Вот и тут, в Западном Берлине, наконец начался показ моей картины, а я, сидя в зале, чуть не умирал от стыда и ужаса. На экране была не та эталонная копия, которую мы с Калашниковым кропотливо и долго готовили в Москве, уточняя каждый оттенок зеленого, коричневого, голубого, а бросовая первая копия, присланная сюда нами когда*то для «технической разметки субтитров». О халатности и равнодушии совэкспортфильмовцев я слыхал и раньше, но такого и вообразить не мог.
Оказалось, для публики, увы, это было не так уж важно. До конца фильма в зале царила полная гробовая тишина, никто не улыбнулся, не вздохнул, не хихикнул, вообще ничем никак не проявил своего отношения. Провал, что ли? Вскоре выяснилось, что нет. Оказалось, такая манера немцев реагировать. Фильм закончился, зал зааплодировал. Вроде как*то все обошлось.
Затем мы поехали на виллу посла. По дороге он объяснил мне, что я должен вести себя, будто бы я хозяин виллы, будто бы я в ней живу и сам, а не посольство, устраиваю прием по случаю фестивального показа.
Напоминаю, был 1974 год. В отечестве зверствовали ОВИРы, травили Солженицына, на бульдозерах ездили по живописи — давили любое инакомыслие. А здесь шикарный западноберлинский бомонд катил в роскошных авто на «мой прием». И вскоре я, с дурацким видом, нелепо улыбаясь, уже пожимал каким*то людям руки, не в силах даже примерно понять, кто есть кто; потом все в неописуемых количествах поглощали черную икру и пили водку. Хотя посол велел мне пить только по глотку, но почти все подходили, все чокались, и где*то на сотом поздравлении уже с трудом соображалось, кто я такой и как здесь оказался.
На закрытии фестиваля меня посадили не вместе со всей делегацией, а где*то сбоку. Это внушало известные надежды, хотя умеренные. К досаде, я прожег сигаретой пиджак, других нарядов у меня не было, так что на торжественном акте я присутствовал с дырой на груди.

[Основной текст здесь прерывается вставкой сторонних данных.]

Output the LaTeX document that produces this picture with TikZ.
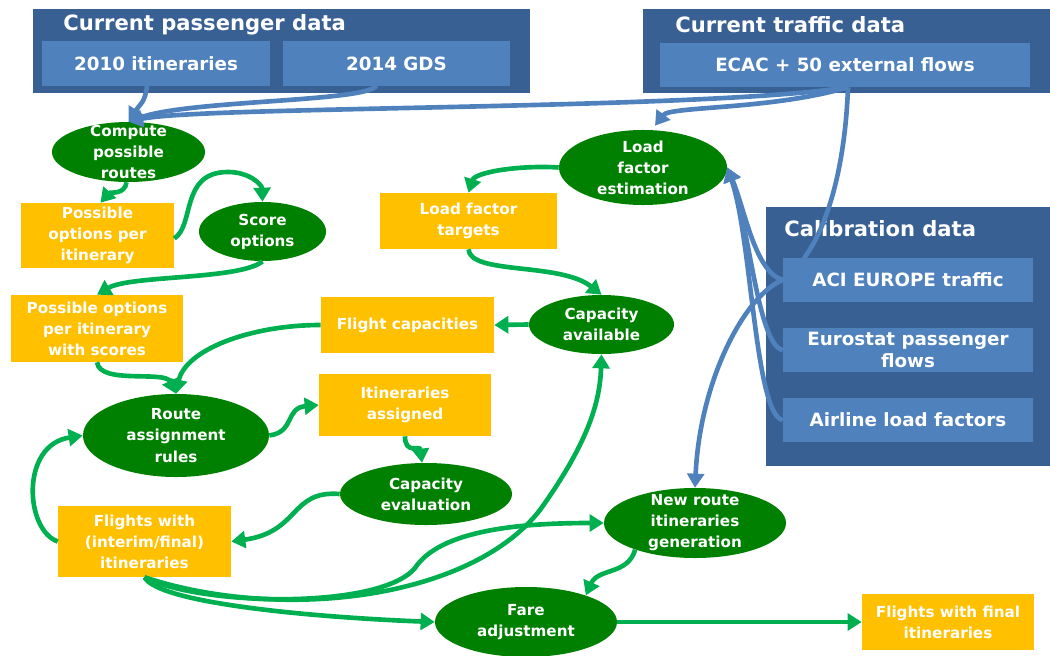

Награды, как и обычно, объявлялись от низшей к главной, и когда их уже было вручено с десяток, я понял, что мне ничего не светит — оставались только две главные премии. И тут объявили, что за лучшую режиссуру приз достается мне. Это был невиданный подарок. Я поднялся на сцену, Клаудия Кардинале вручила мне «Серебряного медведя», мы даже расцеловались, я потряс в воздухе статуэткой так, как видел это на фотографиях, потом опять все меня обнимали и целовали, потом уже был заключительный фестивальный банкет.

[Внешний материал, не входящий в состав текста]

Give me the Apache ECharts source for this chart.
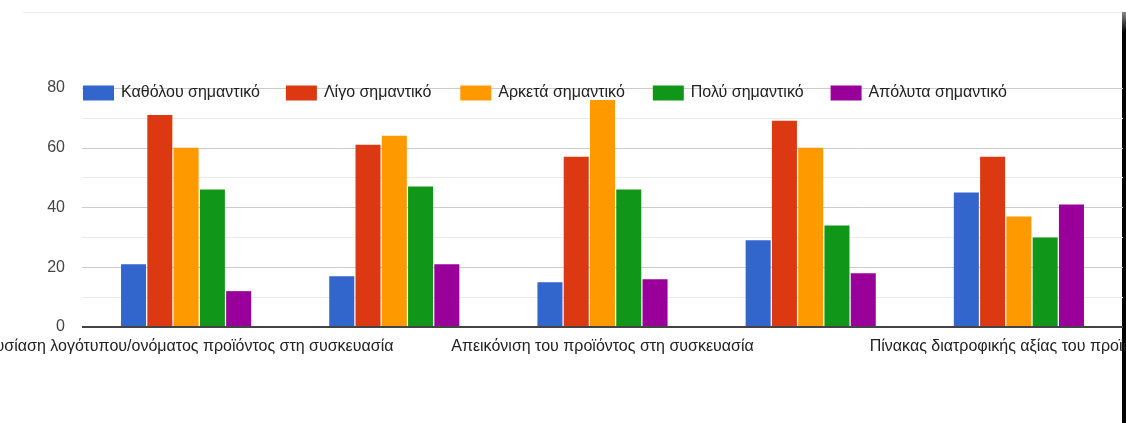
<!DOCTYPE html>
<html>
<head>
<meta charset="utf-8">
<script src="https://cdn.jsdelivr.net/npm/echarts@6/dist/echarts.min.js"></script>
<style>
  html, body { margin: 0; padding: 0; background: #fff; }
  #chart { width: 1126px; height: 423px; }
</style>
</head>
<body>
<div id="chart"></div>
<script>
// Survey answers: how important each packaging element is
const categories = [
  'Παρουσίαση λογότυπου/ονόματος προϊόντος στη συσκευασία',
  'Χρώματα της συσκευασίας',
  'Απεικόνιση του προϊόντος στη συσκευασία',
  'Υλικό της συσκευασίας',
  'Πίνακας διατροφικής αξίας του προϊόντος'
];
const seriesNames = [
  'Καθόλου σημαντικό',
  'Λίγο σημαντικό',
  'Αρκετά σημαντικό',
  'Πολύ σημαντικό',
  'Απόλυτα σημαντικό'
];
const notImportant       = [21, 17, 15, 29, 45];
const slightlyImportant  = [71, 61, 57, 69, 57];
const fairlyImportant    = [60, 64, 76, 60, 37];
const veryImportant      = [46, 47, 46, 34, 30];
const extremelyImportant = [12, 21, 16, 18, 41];
const yTicks = [0, 20, 40, 60, 80];

const palette = ['#3366cc', '#dc3912', '#ff9900', '#109618', '#990099'];
const values = [notImportant, slightlyImportant, fairlyImportant, veryImportant, extremelyImportant];

// small per-label/legend nudges for spacing
const labelPadRight = [22, 0, 0, 0, 6];
const legendPadRight = [0, 3, 2, 1, 0];

const chart = echarts.init(document.getElementById('chart'), null, { renderer: 'canvas' });

const font = '"Liberation Sans", Arial, sans-serif';

chart.setOption({
  animation: false,
  color: palette,
  textStyle: { fontFamily: font },
  legend: {
    left: 83,
    top: 85,
    padding: 0,
    itemWidth: 31,
    itemHeight: 15,
    itemGap: 26,
    icon: 'rect',
    textStyle: { fontSize: 16, color: '#222', fontFamily: font, padding: [0, 0, 0, 2], lineHeight: 15 },
    data: seriesNames.map((name, i) => ({
      name: name,
      textStyle: { padding: [0, legendPadRight[i], 0, 2] }
    }))
  },
  grid: { left: 82, right: 3, top: 88, height: 239, containLabel: false, outerBoundsMode: 'none' },
  xAxis: {
    type: 'category',
    data: categories.map((c, i) => ({
      value: c,
      textStyle: { padding: [0, labelPadRight[i], 0, 0] }
    })),
    axisTick: { show: false },
    axisLine: { show: false },
    axisLabel: {
      interval: 1,
      hideOverlap: false,
      fontSize: 16,
      color: '#222',
      fontFamily: font,
      margin: 12
    }
  },
  yAxis: {
    type: 'value',
    min: yTicks[0],
    max: yTicks[yTicks.length - 1],
    interval: 20,
    axisLine: { show: false },
    axisTick: { show: false },
    axisLabel: { fontSize: 16, color: '#444', fontFamily: font, margin: 17 },
    splitLine: { lineStyle: { color: '#cccccc', width: 1 } },
    minorTick: { show: false, splitNumber: 2 },
    minorSplitLine: { show: true, lineStyle: { color: '#ebebeb', width: 1 } }
  },
  series: seriesNames.map((name, i) => ({
    name: name,
    type: 'bar',
    data: values[i],
    barCategoryGap: '37.5%',
    barGap: '5%',
    itemStyle: { color: palette[i] },
    markLine: i === 0 ? {
      silent: true,
      symbol: 'none',
      label: { show: false },
      lineStyle: { color: '#444', width: 2, type: 'solid' },
      data: [{ yAxis: 0 }]
    } : undefined
  })),
  graphic: [
    // faint frame edge along the top
    { type: 'line', shape: { x1: 23, y1: 12.5, x2: 1123, y2: 12.5 }, style: { stroke: '#efefef', lineWidth: 1 }, silent: true },
    // dark edge on the right
    {
      type: 'rect', shape: { x: 1122, y: 12, width: 4, height: 411 },
      style: {
        fill: new echarts.graphic.LinearGradient(0, 0, 0, 1, [
          { offset: 0, color: '#888' },
          { offset: 0.05, color: '#000' },
          { offset: 1, color: '#000' }
        ])
      },
      silent: true
    }
  ]
});
</script>
</body>
</html>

На следующий день берлинские газеты очень уважительно написали о картине, обо мне, о моем призе и даже о том, что у меня «лицо молодого боксера», но все же не удержались сообщить, что на заключительном банкете присутствовали Керк Дуглас с супругой, Ален Делон с супругой, Франсуа Трюффо с супругой, Жан-Люк Годар с супругой и Соловьев с Головней.
Обмытие призов происходило капитально: по пьянке я потерял сафьяновый футляр и вез через границу своего «Медведя» завернутым в грязные рубахи, не понимая, почему на проходе через контроль зверски начинает свистеть сирена. Пограничник предложил мне снять часы, вынуть ключи, собирался заглядывать и в рот и в задницу, пока я наконец не вспомнил про медведя в рубахе.
Медведем этим, что говорить, я, конечно же, обязан был Ермашу. Это он посмотрел «Сто дней», как*то по-своему что*то вычислил, оценил, настоял вот, чтобы картину послали на фестиваль, и результатам радовался даже больше меня самого, словно это он, а не я.
Как всегда на Руси, власти наши не знают удержу ни в хуле, ни в хвале. Ни в унижениях, которыми они то сознательно, то бессознательно подвергают «творцов», ни в милостях, которыми их же вдруг осыпают. После «Ста дней» и Берлина на меня покатился вал всех премий, какие только возможно было тогда получить. За «Красной гвоздикой», премией Московского комсомола, последовала премия Ленинского комсомола, затем — Государственная премия СССР. До Нобелевской дело не дошло, видимо, по чистой случайности, но если бы мне и ее тогда дали, я ни на секунду не усомнился бы, что так и надо. Я привык к похвалам и наградам, как*то освоился в новой жизненной полосе и жил с внутренним ощущением, что так оно все и есть и иначе быть не должно.